AI-Driven Photogrammetric Workflow for Low-Cost Wadi Monitoring

Arid regions such as Oman are increasingly susceptible to severe flash floods driven by climate change and rapid urbanization. Accurate water level measurements are vital for flood preparedness and the development of early warning systems required to mitigate severe socio-economic impacts, including substantial property damage and the recurring loss of life. Beyond disaster mitigation, recording runoff is essential for sustainable water management and for enhancing the understanding of hydrological processes in small-scale, ephemeral catchments that remain largely ungauged. However, traditional water level monitoring via pressure gauges or radar sensors is often hindered by high infrastructure costs, physical vulnerability to high-flow events, and the changing morphology of wadi channels. To address these limitations, we present a robust photogrammetric workflow integrated into a low-cost, Raspberry Pi-based optical monitoring system for measuring water level, surface velocities and discharge assessment.

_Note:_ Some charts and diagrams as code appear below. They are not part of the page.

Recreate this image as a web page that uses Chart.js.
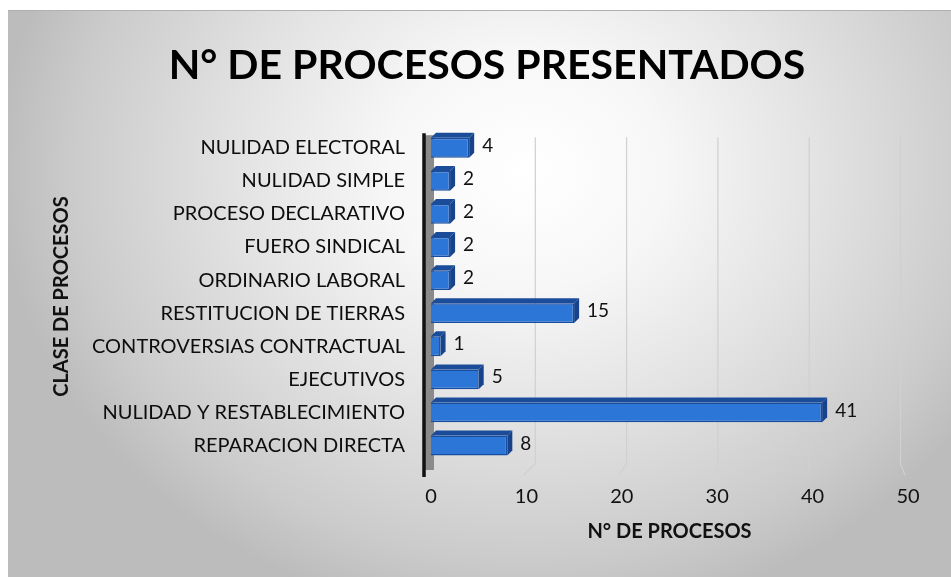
<!DOCTYPE html>
<html>
<head>
<meta charset="utf-8">
<script src="https://cdn.jsdelivr.net/npm/chart.js@4.4.1/dist/chart.umd.min.js"></script>
<style>
  html, body { margin: 0; padding: 0; background: #fff; }
  #marco {
    position: absolute; left: 8px; top: 10px; width: 943px; height: 567px;
    border-top: 1px solid #b0b0b0;
    background: radial-gradient(ellipse 56% 80% at 55% 28%, #ffffff 0%, #f7f7f7 26%, #e2e2e2 56%, #cbcbcb 86%, #bcbcbc 100%);
  }
  canvas { display: block; }
</style>
</head>
<body>
<div id="marco"><canvas id="graficoProcesos" width="943" height="566"></canvas></div>
<script>
const categorias = [
  'NULIDAD ELECTORAL',
  'NULIDAD SIMPLE',
  'PROCESO DECLARATIVO',
  'FUERO SINDICAL',
  'ORDINARIO LABORAL',
  'RESTITUCION DE TIERRAS',
  'CONTROVERSIAS CONTRACTUAL',
  'EJECUTIVOS',
  'NULIDAD Y RESTABLECIMIENTO',
  'REPARACION DIRECTA'
];
const procesos = [4, 2, 2, 2, 2, 15, 1, 5, 41, 8];
const ticksX = [0, 10, 20, 30, 40, 50];

const FUENTE = "Lato, 'Open Sans', sans-serif";
const PROF = 5; // profundidad del efecto 3D

// pared lateral gris, eje vertical negro y rejilla del fondo
const paredPlugin = {
  id: 'pared',
  beforeDatasetsDraw(chart) {
    const { ctx, chartArea: a, scales: { x } } = chart;
    const x0 = x.getPixelForValue(0);
    ctx.save();
    ctx.strokeStyle = '#d0d0d0';
    ctx.lineWidth = 1.2;
    ticksX.slice(1).forEach(v => {
      const frente = x.getPixelForValue(v);
      const fondo = x0 + 13 + (frente - x0) * 0.957;
      ctx.beginPath();
      ctx.moveTo(fondo, a.top + 6);
      ctx.lineTo(fondo, a.bottom + 2);
      ctx.lineTo(frente - 3, a.bottom + 13);
      ctx.stroke();
    });
    ctx.fillStyle = '#8a8a8a';
    ctx.fillRect(x0 - 7, a.top + 4, 10, a.bottom - a.top + 4);
    ctx.strokeStyle = '#111';
    ctx.lineWidth = 3.5;
    ctx.beginPath();
    ctx.moveTo(x0 - 7, a.top + 2);
    ctx.lineTo(x0 - 7, a.bottom + 15);
    ctx.stroke();
    ctx.restore();
  }
};

// caras superior y lateral de cada barra, y su valor
const barras3dPlugin = {
  id: 'barras3d',
  afterDatasetsDraw(chart) {
    const { ctx } = chart;
    const meta = chart.getDatasetMeta(0);
    ctx.save();
    meta.data.forEach((bar, i) => {
      const { x, y, base, height } = bar.getProps(['x', 'y', 'base', 'height'], true);
      const arriba = y - height / 2;
      const abajo = y + height / 2;
      ctx.fillStyle = '#1a4c9a';
      ctx.beginPath();
      ctx.moveTo(base, arriba);
      ctx.lineTo(x, arriba);
      ctx.lineTo(x + PROF, arriba - PROF);
      ctx.lineTo(base + PROF, arriba - PROF);
      ctx.closePath();
      ctx.fill();
      ctx.fillStyle = '#17438c';
      ctx.beginPath();
      ctx.moveTo(x, arriba);
      ctx.lineTo(x + PROF, arriba - PROF);
      ctx.lineTo(x + PROF, abajo - PROF);
      ctx.lineTo(x, abajo);
      ctx.closePath();
      ctx.fill();

      ctx.fillStyle = '#111';
      ctx.font = '19px ' + FUENTE;
      ctx.textAlign = 'left';
      ctx.textBaseline = 'middle';
      ctx.fillText(procesos[i], x + PROF + 8, y - 2);
    });
    ctx.restore();
  }
};

new Chart(document.getElementById('graficoProcesos'), {
  type: 'bar',
  data: {
    labels: categorias,
    datasets: [{
      data: procesos,
      backgroundColor: '#2b76d6',
      borderColor: '#184c9e',
      borderWidth: 1.5,
      barPercentage: 0.6,
      categoryPercentage: 1
    }]
  },
  options: {
    indexAxis: 'y',
    responsive: false,
    animation: false,
    layout: { padding: { left: 15, right: 0, top: 0, bottom: 0 } },
    plugins: {
      legend: { display: false },
      tooltip: { enabled: false },
      title: {
        display: true,
        text: 'N° DE PROCESOS PRESENTADOS',
        color: '#000',
        font: { family: FUENTE, size: 41, weight: 'bold', lineHeight: 1.2 },
        padding: { top: 30, bottom: 41 }
      }
    },
    scales: {
      x: {
        min: 0,
        max: 50,
        afterBuildTicks(s) { s.ticks = ticksX.map(v => ({ value: v })); },
        afterFit(s) { s.height = 115; s.paddingRight = 43; },
        ticks: { color: '#111', font: { family: FUENTE, size: 20 }, padding: 23 },
        grid: { display: false, drawTicks: false },
        border: { display: false },
        title: {
          display: true,
          text: 'N° DE PROCESOS',
          color: '#111',
          font: { family: FUENTE, size: 20, weight: 'bold', lineHeight: 1.2 },
          padding: { top: 0, bottom: 33 }
        }
      },
      y: {
        afterFit(s) { s.width = 408; },
        ticks: { color: '#0d0d0d', font: { family: FUENTE, size: 20 }, padding: 26 },
        grid: { display: false, drawTicks: false },
        border: { display: false },
        title: {
          display: true,
          text: 'CLASE DE PROCESOS',
          color: '#111',
          font: { family: FUENTE, size: 20, weight: 'bold', lineHeight: 1.2 },
          padding: { top: 27, bottom: 0 }
        }
      }
    }
  },
  plugins: [paredPlugin, barras3dPlugin]
});
</script>
</body>
</html>
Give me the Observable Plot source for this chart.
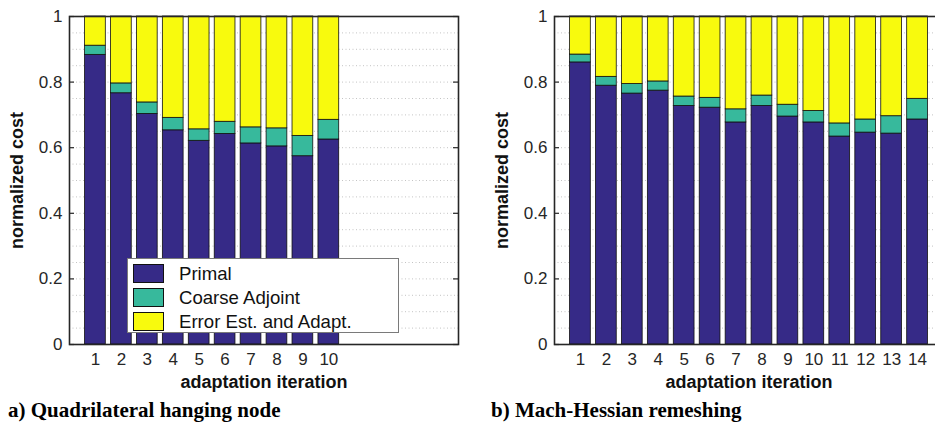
<!DOCTYPE html>
<html>
<head>
<meta charset="utf-8">
<script src="https://cdn.jsdelivr.net/npm/d3@7"></script>
<script src="https://cdn.jsdelivr.net/npm/@observablehq/plot@0.6"></script>
<style>
  html, body { margin: 0; padding: 0; background: #fff; overflow: hidden; }
  #fig { position: relative; width: 935px; height: 424px; overflow: hidden;
         font-family: "Liberation Sans", Arial, Helvetica, sans-serif; color: #262626; }
  .panel { position: absolute; top: 0; width: 480px; }
  .panel svg { overflow: visible; max-width: none !important; }
  .caption { position: absolute; top: 400px; line-height: 21px; white-space: nowrap;
             font-family: "Liberation Serif", "Times New Roman", serif; font-weight: bold; font-size: 21px; color: #000; }
  .legend { position: absolute; left: 127px; top: 258px; width: 272px; height: 75px; box-sizing: border-box;
            background: #fff; border: 1px solid #7a7a7a; padding-top: 2px; }
  .legend .row { position: relative; height: 24px; }
  .legend .sw { position: absolute; left: 5px; top: 3px; width: 31px; height: 19px; box-sizing: border-box; border: 1px solid #111; }
  .legend .lb { position: absolute; left: 51px; top: 0; line-height: 25px; font-size: 18.6px; color: #111; white-space: nowrap; }
</style>
</head>
<body>
<div id="fig"></div>
<script>
// Cost components, as fractions of the total cost of each adaptation iteration
const parts = ["Primal", "Coarse Adjoint", "Error Est. and Adapt."];
const partColors = ["#362a87", "#37b99c", "#f8fa0d"];

// a) Quadrilateral hanging node
const quadIterations = [1, 2, 3, 4, 5, 6, 7, 8, 9, 10];
const quadPrimal   = [0.883, 0.766, 0.703, 0.653, 0.621, 0.642, 0.613, 0.604, 0.574, 0.625];
const quadAdjoint  = [0.028, 0.030, 0.035, 0.038, 0.035, 0.037, 0.049, 0.055, 0.062, 0.060];
const quadErrorEst = [0.089, 0.204, 0.262, 0.309, 0.344, 0.321, 0.338, 0.341, 0.364, 0.315];

// b) Mach-Hessian remeshing
const machIterations = [1, 2, 3, 4, 5, 6, 7, 8, 9, 10, 11, 12, 13, 14];
const machPrimal   = [0.860, 0.789, 0.765, 0.774, 0.727, 0.722, 0.677, 0.727, 0.695, 0.677, 0.634, 0.646, 0.643, 0.686];
const machAdjoint  = [0.024, 0.027, 0.029, 0.028, 0.029, 0.030, 0.040, 0.032, 0.036, 0.035, 0.040, 0.040, 0.053, 0.063];
const machErrorEst = [0.116, 0.184, 0.206, 0.198, 0.244, 0.248, 0.283, 0.241, 0.269, 0.288, 0.326, 0.314, 0.304, 0.251];

const yTicks = [0, 0.2, 0.4, 0.6, 0.8, 1];
const gridLevels = d3.range(1, 20).map(k => k / 20);
const xTitle = "adaptation iteration";
const yTitle = "normalized cost";

function costPanel({iterations, primal, adjoint, errorEst, width, marginLeft, marginRight}) {
  const rows = [];
  iterations.forEach((it, i) => {
    rows.push({iter: it, part: parts[0], value: primal[i]});
    rows.push({iter: it, part: parts[1], value: adjoint[i]});
    rows.push({iter: it, part: parts[2], value: errorEst[i]});
  });
  const innerWidth = width - marginLeft - marginRight;
  const barHalf = 0.4;
  return Plot.plot({
    width, height: 424,
    marginLeft, marginRight, marginTop: 16, marginBottom: 80,
    style: {fontFamily: '"Liberation Sans", Arial, Helvetica, sans-serif', fontSize: "17px",
            background: "transparent", color: "#262626"},
    x: {type: "linear", domain: [0, 15], ticks: iterations, tickFormat: d => String(d),
        tickSize: 0, tickPadding: 8, label: null},
    y: {domain: [0, 1], ticks: yTicks, tickFormat: d => String(+d.toFixed(1)),
        tickSize: 0, tickPadding: 7, label: null},
    color: {domain: parts, range: partColors},
    marks: [
      Plot.ruleY(gridLevels, {stroke: "#c4c4c4", strokeDasharray: "1,2.5", strokeWidth: 1}),
      Plot.rectY(rows, {x: "iter", x1: d => d.iter - barHalf, x2: d => d.iter + barHalf,
                        y: "value", fill: "part", stroke: "#111", strokeWidth: 0.8}),
      Plot.tickY(yTicks, {y: d => d, insetRight: innerWidth - 5, stroke: "#262626", strokeWidth: 1.2}),
      Plot.tickY(yTicks, {y: d => d, insetLeft: innerWidth - 5, stroke: "#262626", strokeWidth: 1.2}),
      Plot.frame({stroke: "#262626", strokeWidth: 1.6}),
      Plot.text([xTitle], {frameAnchor: "bottom", dy: 43, text: d => d,
                           fontWeight: "bold", fontSize: 18, fill: "#111"}),
      Plot.text([yTitle], {frameAnchor: "left", dx: -52, rotate: -90, text: d => d, textAnchor: "middle",
                           fontWeight: "bold", fontSize: 18, fill: "#111"})
    ]
  });
}

const fig = document.getElementById("fig");

function place(node, left) {
  const wrap = document.createElement("div");
  wrap.className = "panel";
  wrap.style.left = left + "px";
  node.style.maxWidth = "none";
  wrap.appendChild(node);
  fig.appendChild(wrap);
  return wrap;
}

place(costPanel({iterations: quadIterations, primal: quadPrimal, adjoint: quadAdjoint, errorEst: quadErrorEst,
                 width: 465, marginLeft: 69, marginRight: 7}), 0);
place(costPanel({iterations: machIterations, primal: machPrimal, adjoint: machAdjoint, errorEst: machErrorEst,
                 width: 480, marginLeft: 89, marginRight: 2}), 465);

// Legend inside the first panel
const legend = document.createElement("div");
legend.className = "legend";
parts.forEach((p, i) => {
  const row = document.createElement("div");
  row.className = "row";
  const sw = document.createElement("span");
  sw.className = "sw";
  sw.style.background = partColors[i];
  const lb = document.createElement("span");
  lb.className = "lb";
  lb.textContent = p;
  row.appendChild(sw);
  row.appendChild(lb);
  legend.appendChild(row);
});
fig.appendChild(legend);

// Panel captions
[["a) Quadrilateral hanging node", 8], ["b) Mach-Hessian remeshing", 491]].forEach(([t, x]) => {
  const c = document.createElement("div");
  c.className = "caption";
  c.style.left = x + "px";
  c.textContent = t;
  fig.appendChild(c);
});
</script>
</body>
</html>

The workflow relies on the synergy between a single fixed low-cost camera and high-resolution Digital Terrain Models (DTMs) generated through UAV-based Structure-from-Motion (SfM-MVS). To convert 2D image measurements into 3D object space, both the camera and the DTM must be referenced in a shared coordinate system. Traditionally, this is established using permanent Ground Control Points (GCPs) measured with RTK GNSS; however, establishing and maintaining such markers in adverse wadi conditions is logistically challenging and the physical markers are prone to being lost during flood events. We address this by employing the GIRAFFE (Geospatial Image Registration And reFErencing) workflow. This approach replaces physical markers by performing an image-to-geometry registration that aligns the real 2D camera view with a synthetic image rendered from the UAV-based 3D pointcloud. Using the AI-based LightGlue matching algorithm, the system automatically identifies homologous points between the views to create 2D–3D correspondences. These correspondences function as pseudo-control points, allowing for the precise determination of the camera’s 3D pose and orientation via spatial resection.

For the hydrological monitoring, the workflow further employs two AI-driven stages:

Water Level Estimation: Convolutional Neural Networks (CNNs) segment the water area in time-lapse images. The resulting waterlines are projected into 3D space and intersected with the DTM to derive accurate water levels.

Discharge Assessment: Surface flow velocities are measured using the PIPs++ (Persistent Independent Particle tracker) technique. Unlike traditional frame-by-frame methods, PIPs++ tracks particles across multiple time steps jointly, providing enhanced temporal smoothness and robustness against illumination changes or partial occlusions. Based on these surface velocities, the mean velocity is determined and combined with the wetted cross-section from the DTM to estimate total discharge.

Initial results from deployments in Wadi Al-Hawasinah, Oman, demonstrate that this solar-powered, remote system successfully captures ephemeral flow events. By leveraging GIRAFFE for automated localization and PIPs++ for robust surface velocity estimation, this workflow provides a scalable and cost-effective solution for enhancing flood early warning systems in complex, ungauged terrains.